Les députés français ont renoncé, dans la nuit de mercredi à jeudi, à surtaxer l’huile de palme -dite encore “taxe Nutella” dans le cadre de l’examen de la loi sur la biodiversité. Cette taxe, adoptée en commission quelques jours auparavant, tendait à aligner la fiscalité de l’huile de palme, faible actuellement par rapport à d’autres huiles, à celle sur l’huile d’olive qui est la plus élevée.
Les députés auraient, en effet, été sensibles à la pression des grands producteurs et exportateurs d’huile de palme, l’Indonésie et la Malaisie, mais aussi aux efforts actuels pour une production plus durable du palmier à huile, ne voulant pas pénaliser cette évolution par une taxation sans nuance. D’autre part, l’examen de ce texte, stigmatisant l’huile de palme, a mis en exergue sa fragilité juridique, mais a aussi mis le doigt sur la complexité fiscale touchant les différentes huiles en France.
L’imbroglio français
Véronique Louwagie, qui a présidé la mission d’information sur la taxation des produits agroalimentaires, a rappelé qu’il existe en France “sept taxes à ce jour, sur les huiles de colza et de pépins de raisin, sur l’huile d’olive, sur l’huile de palme, sur les huiles de coprah et de palmiste, sur les huiles d’animaux marins et sur les huiles d’arachide, de maïs et autres, avec des niveaux différents exprimés en euros pour des volumes au kilo ou par hectolitre.
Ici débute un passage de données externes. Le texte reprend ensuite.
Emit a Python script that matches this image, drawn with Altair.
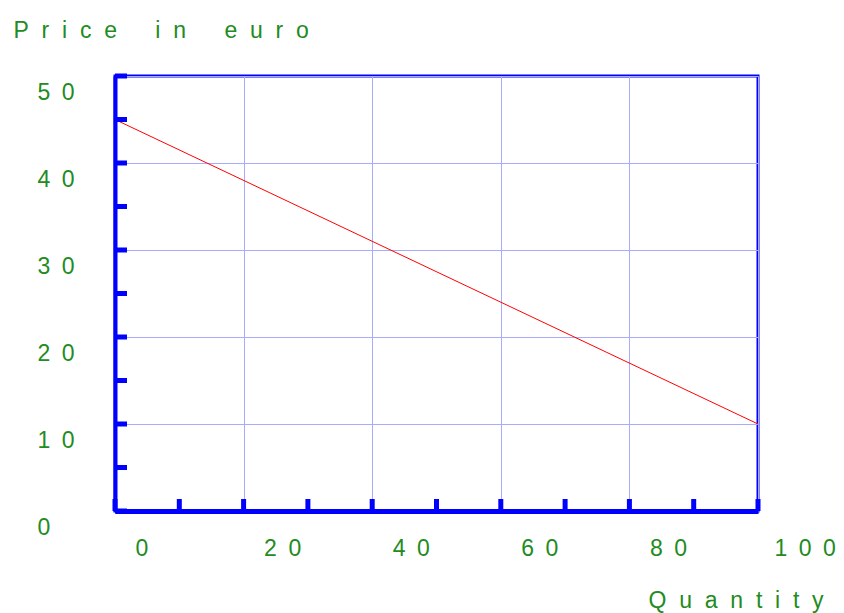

Nous avons constaté que les modalités de recouvrement sont source de complexité et qu’il importe donc, dans un souci de clarification et de meilleure visibilité, de les supprimer, mais en complétant cette proposition en demandant l’élaboration de certifications fiables de productions durables pour toutes les huiles végétales.”
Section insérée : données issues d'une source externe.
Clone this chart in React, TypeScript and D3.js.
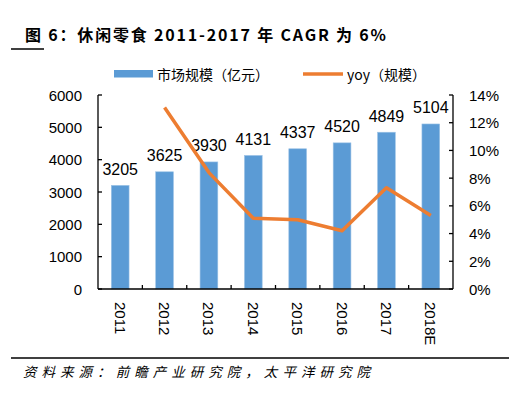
import React from 'react';
import * as d3 from 'd3';

const categories = ['2011', '2012', '2013', '2014', '2015', '2016', '2017', '2018E'];
const marketSize = [3205, 3625, 3930, 4131, 4337, 4520, 4849, 5104];
const yoyValues: (number | null)[] = [null, 13.1, 8.4, 5.1, 5.0, 4.2, 7.3, 5.3];
const leftTicks = [0, 1000, 2000, 3000, 4000, 5000, 6000];
const rightTicks = [0, 2, 4, 6, 8, 10, 12, 14];
const titleText = '图 6：休闲零食 2011-2017 年 CAGR 为 6%';
const sourceText = '资料来源：前瞻产业研究院，太平洋研究院';
const legendBar = '市场规模（亿元）';
const legendLine = 'yoy（规模）';

const NUM_FONT = '"Liberation Sans", Arial, sans-serif';
const CJK_FONT = '"Noto Sans CJK SC", "Liberation Sans", sans-serif';

export default function App() {
  const left = 98, right = 453, top = 95, bottom = 289;
  const x = d3.scaleBand<string>().domain(categories).range([left, right]).padding(0);
  const yL = d3.scaleLinear().domain([0, 6000]).range([bottom, top]);
  const yR = d3.scaleLinear().domain([0, 14]).range([bottom, top]);
  const bw = x.bandwidth() * 0.4;
  const cx = (c: string) => (x(c) as number) + x.bandwidth() / 2;

  const line = d3
    .line<number | null>()
    .defined((d) => d !== null)
    .x((_, i) => cx(categories[i]))
    .y((d) => yR(d as number));

  return (
    <svg width={511} height={398} style={{ position: 'absolute', left: 0, top: 0, background: '#fff' }}>
      {/* title */}
      <text
        x={25}
        y={41}
        fontFamily={CJK_FONT}
        fontWeight="bold"
        fontSize={16}
        textLength={361}
        lengthAdjust="spacing"
        fill="#000"
      >
        {titleText}
      </text>
      <line x1={11} x2={44} y1={49} y2={49} stroke="#000" strokeWidth={1.5} />

      {/* legend */}
      <rect x={114} y={70} width={39} height={7.5} fill="#5B9BD5" />
      <text x={157} y={74} dominantBaseline="central" fontFamily={CJK_FONT} fontSize={14} fill="#000">
        {legendBar}
      </text>
      <line x1={303} x2={343} y1={74} y2={74} stroke="#ED7D31" strokeWidth={3.5} />
      <text x={347} y={74} dominantBaseline="central" fontFamily={CJK_FONT} fontSize={14} fill="#000">
        {legendLine}
      </text>

      {/* bars */}
      {categories.map((c, i) => (
        <rect
          key={c}
          x={cx(c) - bw / 2}
          y={yL(marketSize[i])}
          width={bw}
          height={bottom - yL(marketSize[i])}
          fill="#5B9BD5"
          stroke="#9DC3E6"
          strokeWidth={0.6}
        />
      ))}
      {categories.map((c, i) => (
        <text
          key={'l' + c}
          x={cx(c)}
          y={yL(marketSize[i]) - 16}
          textAnchor="middle"
          dominantBaseline="central"
          fontFamily={NUM_FONT}
          fontSize={16}
          fill="#000"
        >
          {marketSize[i]}
        </text>
      ))}

      {/* yoy line */}
      <path d={line(yoyValues) || ''} fill="none" stroke="#ED7D31" strokeWidth={3.5} strokeLinejoin="round" />

      {/* axes */}
      <line x1={left} x2={left} y1={top} y2={bottom} stroke="#000" strokeWidth={1.3} />
      <line x1={right} x2={right} y1={top} y2={bottom} stroke="#000" strokeWidth={1.3} />
      <line x1={left} x2={right} y1={bottom} y2={bottom} stroke="#000" strokeWidth={1.3} />
      {leftTicks.map((t) => (
        <g key={'lt' + t}>
          <line x1={left} x2={left + 4} y1={yL(t)} y2={yL(t)} stroke="#000" strokeWidth={1.3} />
          <text x={82} y={yL(t)} textAnchor="end" dominantBaseline="central" fontFamily={NUM_FONT} fontSize={15} fill="#000">
            {t}
          </text>
        </g>
      ))}
      {rightTicks.map((t) => (
        <g key={'rt' + t}>
          <line x1={right - 4} x2={right} y1={yR(t)} y2={yR(t)} stroke="#000" strokeWidth={1.3} />
          <text x={469} y={yR(t)} textAnchor="start" dominantBaseline="central" fontFamily={NUM_FONT} fontSize={15} fill="#000">
            {t + '%'}
          </text>
        </g>
      ))}
      {categories.map((c, i) => (
        <g key={'xt' + c}>
          {i > 0 && (
            <line x1={x(c) as number} x2={x(c) as number} y1={bottom} y2={bottom - 4} stroke="#000" strokeWidth={1.3} />
          )}
          <text
            transform={`translate(${cx(c)},302) rotate(90)`}
            textAnchor="start"
            dominantBaseline="central"
            fontFamily={NUM_FONT}
            fontSize={15}
            fill="#000"
          >
            {c}
          </text>
        </g>
      ))}

      {/* footer */}
      <line x1={11} x2={509} y1={358} y2={358} stroke="#000" strokeWidth={1.5} />
      <text
        x={23}
        y={377}
        fontFamily={CJK_FONT}
        fontStyle="italic"
        fontSize={13.5}
        textLength={347}
        lengthAdjust="spacing"
        fill="#000"
      >
        {sourceText}
      </text>
    </svg>
  );
}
D’où l’amendement du gouvernement que les députés ont voté, rejetant de facto la fiscalité accrue sur l’huile de palme. Cet amendement donne rendez-vous dans 6 mois aux parlementaires pour revoir “le dispositif actuel de taxation des huiles alimentaires, afin notamment de le simplifier et de favoriser les productions dont la durabilité fait l’objet de critères objectif“. Il n’y aurait donc pas, a priori, de discrimination négative à l’égard de l’huile de palme mais bien une discrimination positiive à l’égard de toute huile durable.
Un lobbying efficace
Bien entendu, les pays producteurs, Malaisie et Indonésie en tête, ont fait pression. L’Indonésie a qualifié d'”arrogante” la proposition de loi française, des mesures qui seraient susceptibles de “mettre en danger les relations entre les deux pays.” D’ailleurs, mercredi, dans l’hémicycle, le député Nicolas Dhuicq a rappelé que “plus de 250 avions Airbus sont en négociations, ainsi que pour une cinquantaine d’avions de transport régional, dits « ATR », et pour des satellites, y compris dans le domaine de la télécommunication.”
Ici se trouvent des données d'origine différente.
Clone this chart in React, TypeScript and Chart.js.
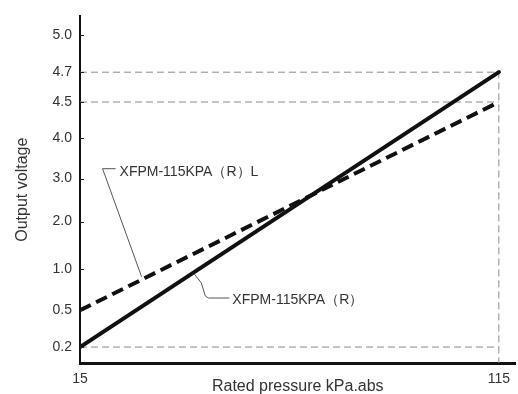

Les deux pays producteurs auraient également souligné leurs efforts actuels tendant à une production durable de palmiers à huile.
Mais l’impact positif de ce refus législatif français s’étend à tous le pays producteurs d’huile de palme, dont la Côte d’Ivoire, premier exportateur en Afrique. Selon Constantin Kodjo, président du Conseil d’administration de l’Association interprofessionnelle de la filière palmier à huile (AIPH) de Côte d’Ivoire, une telle loi aurait pénalisé les 36 000 planteurs que compte la Côte d’Ivoire, et derrière eux quelque 150 000 personnes qui en dépendent. Cela aurait aussi mis à mal les efforts et projets mis en oeuvre dans le cadre d’uen production plus durable de l’huile de palme.
La Suisse tranche aussi pour l’huile de palme
De son coté, en Suisse, le Conseil fédéral a décidé de ne pas exclure l’huile de palme des négociations sur l’accord de libre échange (ALE) actuellement en cours entre la Confédération et la Malaisie. Tenant tête à de nombreux mouvements écologistes, socialistes, consommateurs, entre autres, le Conseil considère que cette exclusion empêcherait la conclusion d’un accord et l’économie suisse pâtirait d’un moins bon accès au marché malaisien que ses concurrents, rapporte aujourd’hui notre confrère helvétique 24 heures.
Selon le Conseil, un accord de libre-échange entre l’AELE et la Malaisie ne peut être conclu que s’il couvre des produits majeurs à l’export, dont l’huile de palme.